- Directed by: Redd Davis
- Written by: Derek Neame; Katherine Strueby;
- Produced by: Redd Davis
- Starring: Lucille Lisle; John Garrick; Norman Pierce;
- Cinematography: Roy Fogwell
- Production company: Redd Davis Productions
- Distributed by: Paramount British Pictures
- Release date: March 1938;
- Running time: 68 minutes
- Country: United Kingdom
- Language: English

= Special Edition (film) =

Special Edition is a 1938 British thriller film directed by Redd Davis and starring Lucille Lisle, John Garrick and Norman Pierce. It was written by Derek Neame and Katherine Strueby, and made by at Isleworth Studios as a quota quickie for release by Paramount British Pictures.

== Preservation status ==
The British Film Institute National Archive holds a collection of ephemera and stills but no film or video materials.

==Synopsis==
A reporter investigates a murder case, and proves that a photographer is really a killer.

==Cast==
- Lucille Lisle as Sheila Pearson
- John Garrick as Frank Warde
- Norman Pierce as Aiken
- Johnnie Schofield as Horatio Adams
- Frederick Culley as Dr. Pearson
- Vera Bogetti as Mrs. Howard
- Mabel Twemlow as Mrs. Cavendish
- Vincent Holman as Inspector Bourne
- Dino Galvani as Toni Lang
- Fewlass Llewellyn as coroner

== Reception ==
The Monthly Film Bulletin wrote: "The plot is good and clearly set forth, is leisurely worked out and arrives at a satisfactory conclusion. The identity of the murderer is well hidden."
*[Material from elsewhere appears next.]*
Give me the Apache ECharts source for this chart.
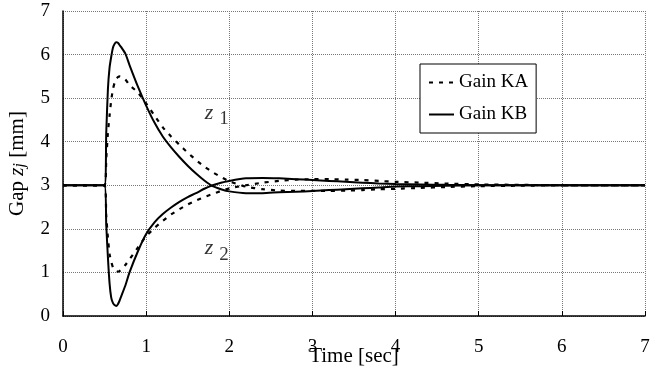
<!DOCTYPE html>
<html>
<head>
<meta charset="utf-8">
<script src="https://cdn.jsdelivr.net/npm/echarts@6/dist/echarts.min.js"></script>
<style>
  html, body { margin: 0; padding: 0; background: #fff; }
  #chart { width: 651px; height: 377px; }
</style>
</head>
<body>
<div id="chart"></div>
<script>
// time axis (sec), shared by all four curves
const timeArr = [0, 0.5, 0.52, 0.54, 0.56, 0.58, 0.6, 0.62, 0.64, 0.66, 0.68, 0.7, 0.75, 0.8, 0.9, 1.0,
  1.1, 1.2, 1.3, 1.4, 1.5, 1.6, 1.7, 1.8, 1.9, 2.0, 2.2, 2.4, 2.6, 2.8, 3.0, 3.2, 3.4, 3.6, 3.8, 4.0,
  4.3, 4.6, 5.0, 5.5, 6.0, 7.0]

// gain KA (dashed)
const z1KA = [3, 3, 3.6, 4.2, 4.6, 4.95, 5.2, 5.35, 5.44, 5.48, 5.5, 5.49, 5.43, 5.3, 5.13, 4.88,
  4.6, 4.33, 4.12, 3.93, 3.75, 3.58, 3.43, 3.3, 3.19, 3.09, 2.97, 2.91, 2.88, 2.87, 2.87, 2.87, 2.88, 2.89, 2.91, 2.92,
  2.94, 2.96, 2.98, 2.99, 3, 3]
const z2KA = [3, 3, 2.3, 1.8, 1.42, 1.25, 1.12, 1.06, 1.03, 1.02, 1.03, 1.06, 1.17, 1.3, 1.57, 1.83,
  2.02, 2.18, 2.33, 2.45, 2.56, 2.65, 2.73, 2.8, 2.87, 2.93, 3.0, 3.06, 3.1, 3.13, 3.14, 3.14, 3.13, 3.12, 3.1, 3.08,
  3.06, 3.04, 3.02, 3.01, 3, 3]

// gain KB (solid)
const z1KB = [3, 3, 4.2, 5.2, 5.7, 5.95, 6.15, 6.24, 6.28, 6.27, 6.22, 6.17, 6.02, 5.76, 5.27, 4.83,
  4.44, 4.12, 3.87, 3.65, 3.45, 3.27, 3.11, 2.98, 2.91, 2.86, 2.82, 2.82, 2.84, 2.85, 2.87, 2.89, 2.91, 2.93, 2.95, 2.97,
  2.98, 2.99, 3, 3, 3, 3]
const z2KB = [3, 3, 2.1, 1.35, 0.75, 0.42, 0.3, 0.25, 0.23, 0.27, 0.35, 0.45, 0.7, 1.0, 1.48, 1.88,
  2.15, 2.34, 2.49, 2.62, 2.73, 2.82, 2.92, 3.0, 3.06, 3.1, 3.16, 3.17, 3.16, 3.14, 3.12, 3.1, 3.08, 3.06, 3.04, 3.03,
  3.02, 3.01, 3, 3, 3, 3]

// curve labels [time, gap]
const labelZ1 = [1.85, 4.52]
const labelZ2 = [1.85, 1.41]

const axisTicks = [0, 1, 2, 3, 4, 5, 6, 7]

const FONT = 'Liberation Serif'

function pairs (ys) {
  return timeArr.map((t, i) => [t, ys[i]])
}

const chartInstance = echarts.init(document.getElementById('chart'), null, { renderer: 'canvas' })

const dashStyle = { color: '#000', width: 2.2, type: [4, 6] }
const solidStyle = { color: '#000', width: 2 }

function curve (name, ys, style) {
  return {
    name: name,
    type: 'line',
    data: pairs(ys),
    symbol: 'none',
    smooth: 0.2,
    lineStyle: style,
    itemStyle: { color: '#000' },
    silent: true
  }
}

function curveLabel (pos, sub) {
  return {
    type: 'scatter',
    data: [pos],
    symbolSize: 0,
    silent: true,
    label: {
      show: true,
      position: 'inside',
      formatter: '{z|z}  {s|' + sub + '}',
      rich: {
        z: { fontFamily: FONT, fontSize: 22, fontStyle: 'italic', color: '#000', padding: [0, 0, 12, 0] },
        s: { fontFamily: FONT, fontSize: 19, color: '#000' }
      }
    }
  }
}

const option = {
  animation: false,
  textStyle: { fontFamily: FONT },
  grid: { left: 63, right: 6, top: 11, bottom: 61, outerBoundsMode: 'none', containLabel: false },
  xAxis: {
    type: 'value',
    min: 0,
    max: 7,
    interval: 1,
    name: 'Time [sec]',
    nameLocation: 'middle',
    nameGap: 30,
    nameMoveOverlap: false,
    nameTextStyle: { fontFamily: FONT, fontSize: 21, color: '#000' },
    axisLine: { onZero: false, lineStyle: { color: '#000', width: 1.5 } },
    axisTick: { inside: true, length: 5, lineStyle: { color: '#000' } },
    axisLabel: {
      margin: 22,
      fontFamily: FONT,
      fontSize: 19,
      color: '#000',
      formatter: v => axisTicks.indexOf(v) >= 0 ? String(v) : ''
    },
    splitLine: { show: true, lineStyle: { color: '#777', type: 'dotted', width: 1 } }
  },
  yAxis: {
    type: 'value',
    min: 0,
    max: 7,
    interval: 1,
    name: '{a|Gap }{z|z}{j|j}{a| [mm]}',
    nameLocation: 'middle',
    nameGap: 35,
    nameMoveOverlap: false,
    nameTextStyle: {
      rich: {
        a: { fontFamily: FONT, fontSize: 21, color: '#000' },
        z: { fontFamily: FONT, fontSize: 21, fontStyle: 'italic', color: '#000' },
        j: { fontFamily: FONT, fontSize: 16, fontStyle: 'italic', color: '#000', padding: [6, 0, 0, 0] }
      }
    },
    axisLine: { show: true, onZero: false, lineStyle: { color: '#000', width: 1.5 } },
    axisTick: { show: false },
    axisLabel: { margin: 13, fontFamily: FONT, fontSize: 19, color: '#000' },
    splitLine: { show: true, lineStyle: { color: '#777', type: 'dotted', width: 1 } }
  },
  legend: {
    data: ['Gain KA', 'Gain KB'],
    orient: 'vertical',
    left: 420,
    top: 64,
    padding: [9, 8, 9, 8],
    itemGap: 13,
    itemWidth: 25,
    itemHeight: 14,
    itemStyle: { opacity: 0 },
    borderColor: '#000',
    borderWidth: 1,
    backgroundColor: '#fff',
    textStyle: { fontFamily: FONT, fontSize: 19, color: '#000' }
  },
  series: [
    curve('Gain KA', z1KA, dashStyle),
    curve('Gain KA', z2KA, dashStyle),
    curve('Gain KB', z1KB, solidStyle),
    curve('Gain KB', z2KB, solidStyle),
    curveLabel(labelZ1, '1'),
    curveLabel(labelZ2, '2')
  ]
}

chartInstance.setOption(option)
</script>
</body>
</html>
Kine Weekly wrote: "Cut-to-pattern murder-cum-newspaper melodrama which has most of the familiar features of its type. Plot is somewhat wordily narrated, but has fair thrill and mystery content, and picture should do all right in second-feature spot at popular halls."

Picturegoer wrote: "Coventional who-done-it murder story ... There is the usual dumb policeman and red-herring trails. Development is slow and there is an over-plus of dialogue. John Garrick is fair as the reporter, as is Lucille Lisle as the heroine."